→ Exercise task
Omitting the pictures, copy exactly each line from the one containing "Output the component" up to and including the one containing "Chart.register(...registerables);".

→ Records supplied
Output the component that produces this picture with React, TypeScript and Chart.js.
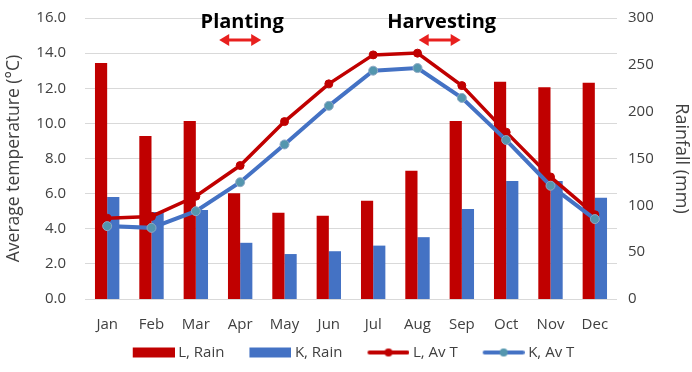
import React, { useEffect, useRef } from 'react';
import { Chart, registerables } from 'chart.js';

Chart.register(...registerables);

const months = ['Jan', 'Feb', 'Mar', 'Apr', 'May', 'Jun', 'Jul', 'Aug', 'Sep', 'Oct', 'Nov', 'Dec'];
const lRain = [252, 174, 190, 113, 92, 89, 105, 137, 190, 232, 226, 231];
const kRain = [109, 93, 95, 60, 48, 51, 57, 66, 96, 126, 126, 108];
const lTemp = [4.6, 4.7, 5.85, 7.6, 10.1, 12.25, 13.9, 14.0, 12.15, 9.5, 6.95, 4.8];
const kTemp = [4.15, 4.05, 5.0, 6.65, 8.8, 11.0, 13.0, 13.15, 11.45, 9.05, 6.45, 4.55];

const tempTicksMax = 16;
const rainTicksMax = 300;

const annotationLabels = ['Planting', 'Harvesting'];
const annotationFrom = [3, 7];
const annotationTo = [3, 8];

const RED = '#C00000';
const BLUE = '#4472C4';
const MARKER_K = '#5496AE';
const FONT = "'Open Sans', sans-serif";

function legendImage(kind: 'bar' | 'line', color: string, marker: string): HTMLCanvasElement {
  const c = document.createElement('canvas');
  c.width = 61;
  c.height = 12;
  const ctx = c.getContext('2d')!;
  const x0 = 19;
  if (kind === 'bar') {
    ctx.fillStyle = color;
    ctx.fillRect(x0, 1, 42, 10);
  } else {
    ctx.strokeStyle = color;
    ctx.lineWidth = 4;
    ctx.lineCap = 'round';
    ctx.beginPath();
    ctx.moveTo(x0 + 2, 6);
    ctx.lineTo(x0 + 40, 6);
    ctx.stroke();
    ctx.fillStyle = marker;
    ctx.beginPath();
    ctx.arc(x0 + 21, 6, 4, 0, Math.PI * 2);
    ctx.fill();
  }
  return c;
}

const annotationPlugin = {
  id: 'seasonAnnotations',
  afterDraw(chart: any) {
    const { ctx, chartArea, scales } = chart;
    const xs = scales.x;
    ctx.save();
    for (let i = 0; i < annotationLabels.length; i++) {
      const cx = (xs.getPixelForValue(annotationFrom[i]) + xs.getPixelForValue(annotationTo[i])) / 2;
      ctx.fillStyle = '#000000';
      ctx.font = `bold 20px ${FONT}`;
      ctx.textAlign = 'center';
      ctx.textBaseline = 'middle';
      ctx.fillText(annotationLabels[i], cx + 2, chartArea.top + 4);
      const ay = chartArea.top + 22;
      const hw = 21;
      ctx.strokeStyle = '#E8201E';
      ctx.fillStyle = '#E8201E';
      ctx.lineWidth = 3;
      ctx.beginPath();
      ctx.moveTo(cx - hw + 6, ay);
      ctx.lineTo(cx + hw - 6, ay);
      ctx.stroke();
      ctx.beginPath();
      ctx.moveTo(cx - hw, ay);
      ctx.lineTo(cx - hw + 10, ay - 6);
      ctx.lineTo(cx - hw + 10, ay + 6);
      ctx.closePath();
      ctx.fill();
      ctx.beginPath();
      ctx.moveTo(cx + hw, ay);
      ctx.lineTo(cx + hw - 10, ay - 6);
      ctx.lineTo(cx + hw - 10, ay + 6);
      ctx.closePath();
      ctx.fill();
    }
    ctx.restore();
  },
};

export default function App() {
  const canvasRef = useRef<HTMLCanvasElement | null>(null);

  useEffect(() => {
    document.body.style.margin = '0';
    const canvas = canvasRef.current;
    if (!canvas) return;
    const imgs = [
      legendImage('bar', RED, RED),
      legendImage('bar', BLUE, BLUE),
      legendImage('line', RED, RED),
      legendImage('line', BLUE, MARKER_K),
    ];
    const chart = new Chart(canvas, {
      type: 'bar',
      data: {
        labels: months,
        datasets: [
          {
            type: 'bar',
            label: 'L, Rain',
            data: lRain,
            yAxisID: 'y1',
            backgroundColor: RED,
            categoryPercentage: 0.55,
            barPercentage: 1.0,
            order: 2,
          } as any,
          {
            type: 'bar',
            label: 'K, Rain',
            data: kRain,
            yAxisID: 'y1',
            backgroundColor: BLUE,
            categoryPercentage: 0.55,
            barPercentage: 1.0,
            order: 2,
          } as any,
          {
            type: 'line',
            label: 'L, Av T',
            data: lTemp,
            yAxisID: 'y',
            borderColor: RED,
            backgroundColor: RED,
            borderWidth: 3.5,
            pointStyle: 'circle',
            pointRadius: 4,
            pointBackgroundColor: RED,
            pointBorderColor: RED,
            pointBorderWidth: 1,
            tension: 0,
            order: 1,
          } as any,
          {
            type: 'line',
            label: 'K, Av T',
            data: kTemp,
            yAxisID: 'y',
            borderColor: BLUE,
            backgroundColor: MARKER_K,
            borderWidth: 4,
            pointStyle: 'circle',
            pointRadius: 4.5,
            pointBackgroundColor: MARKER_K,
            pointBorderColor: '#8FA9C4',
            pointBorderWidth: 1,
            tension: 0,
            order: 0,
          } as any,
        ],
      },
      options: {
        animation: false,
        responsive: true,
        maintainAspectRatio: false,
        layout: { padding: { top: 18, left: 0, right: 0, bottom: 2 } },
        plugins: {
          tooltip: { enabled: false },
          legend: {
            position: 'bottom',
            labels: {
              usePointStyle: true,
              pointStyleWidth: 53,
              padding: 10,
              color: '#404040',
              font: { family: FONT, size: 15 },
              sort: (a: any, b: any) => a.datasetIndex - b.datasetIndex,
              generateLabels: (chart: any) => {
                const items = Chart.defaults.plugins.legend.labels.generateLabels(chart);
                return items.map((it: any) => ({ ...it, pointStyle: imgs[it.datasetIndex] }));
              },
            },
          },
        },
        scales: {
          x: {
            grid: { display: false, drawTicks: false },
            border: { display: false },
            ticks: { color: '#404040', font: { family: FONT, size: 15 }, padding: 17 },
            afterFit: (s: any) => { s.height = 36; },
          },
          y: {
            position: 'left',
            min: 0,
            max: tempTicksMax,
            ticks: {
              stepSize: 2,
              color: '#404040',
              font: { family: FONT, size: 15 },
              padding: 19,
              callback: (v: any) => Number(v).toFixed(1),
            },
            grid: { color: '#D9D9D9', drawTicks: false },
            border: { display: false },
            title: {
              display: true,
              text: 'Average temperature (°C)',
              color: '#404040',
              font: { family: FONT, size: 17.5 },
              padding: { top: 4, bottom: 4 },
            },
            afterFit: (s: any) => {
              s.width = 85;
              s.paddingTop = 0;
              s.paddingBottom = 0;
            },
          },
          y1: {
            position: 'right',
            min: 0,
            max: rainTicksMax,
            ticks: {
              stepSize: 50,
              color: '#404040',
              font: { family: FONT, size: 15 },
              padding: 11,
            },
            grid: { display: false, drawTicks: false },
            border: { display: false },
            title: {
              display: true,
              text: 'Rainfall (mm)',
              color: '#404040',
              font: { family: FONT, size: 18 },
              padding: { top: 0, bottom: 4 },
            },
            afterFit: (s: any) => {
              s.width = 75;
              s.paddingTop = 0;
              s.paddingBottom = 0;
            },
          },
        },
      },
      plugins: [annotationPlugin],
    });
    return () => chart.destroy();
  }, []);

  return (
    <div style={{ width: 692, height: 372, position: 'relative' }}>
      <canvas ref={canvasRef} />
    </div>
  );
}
---
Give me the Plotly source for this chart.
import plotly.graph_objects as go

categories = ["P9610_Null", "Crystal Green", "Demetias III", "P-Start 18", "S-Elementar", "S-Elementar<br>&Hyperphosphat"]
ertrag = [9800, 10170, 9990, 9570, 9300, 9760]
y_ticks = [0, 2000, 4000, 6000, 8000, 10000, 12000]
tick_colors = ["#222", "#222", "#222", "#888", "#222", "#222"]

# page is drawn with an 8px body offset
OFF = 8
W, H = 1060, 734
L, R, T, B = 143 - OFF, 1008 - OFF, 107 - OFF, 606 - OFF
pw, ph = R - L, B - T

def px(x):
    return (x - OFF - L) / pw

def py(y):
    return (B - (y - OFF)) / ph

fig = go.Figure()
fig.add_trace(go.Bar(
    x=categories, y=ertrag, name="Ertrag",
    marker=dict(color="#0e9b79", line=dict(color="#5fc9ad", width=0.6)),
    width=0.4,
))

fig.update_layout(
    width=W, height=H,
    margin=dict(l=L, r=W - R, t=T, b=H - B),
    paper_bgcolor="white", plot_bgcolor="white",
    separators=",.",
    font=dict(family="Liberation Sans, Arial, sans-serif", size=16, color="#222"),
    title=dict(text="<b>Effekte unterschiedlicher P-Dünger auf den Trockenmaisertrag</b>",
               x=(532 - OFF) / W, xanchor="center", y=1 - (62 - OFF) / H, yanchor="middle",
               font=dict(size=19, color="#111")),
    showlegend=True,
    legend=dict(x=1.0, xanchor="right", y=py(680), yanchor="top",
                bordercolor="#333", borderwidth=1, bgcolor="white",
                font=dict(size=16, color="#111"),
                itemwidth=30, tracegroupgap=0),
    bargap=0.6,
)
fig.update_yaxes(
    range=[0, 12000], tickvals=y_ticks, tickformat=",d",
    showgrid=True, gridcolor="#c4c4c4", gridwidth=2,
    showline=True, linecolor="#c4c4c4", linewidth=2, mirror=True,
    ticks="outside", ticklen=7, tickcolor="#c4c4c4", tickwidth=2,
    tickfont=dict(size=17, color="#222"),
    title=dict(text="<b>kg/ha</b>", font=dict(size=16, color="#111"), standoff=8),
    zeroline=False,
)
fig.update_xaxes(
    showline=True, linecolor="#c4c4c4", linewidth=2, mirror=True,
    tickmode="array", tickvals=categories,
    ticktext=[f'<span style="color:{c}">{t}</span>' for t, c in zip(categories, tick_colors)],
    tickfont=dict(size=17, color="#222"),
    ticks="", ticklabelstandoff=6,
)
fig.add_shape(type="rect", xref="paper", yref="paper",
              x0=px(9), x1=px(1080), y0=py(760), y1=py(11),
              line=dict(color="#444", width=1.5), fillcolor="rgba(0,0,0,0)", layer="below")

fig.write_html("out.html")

→ Solution for this task
Output the component that produces this picture with React, TypeScript and Chart.js.
import React, { useEffect, useRef } from 'react';
import { Chart, registerables } from 'chart.js';

Chart.register(...registerables);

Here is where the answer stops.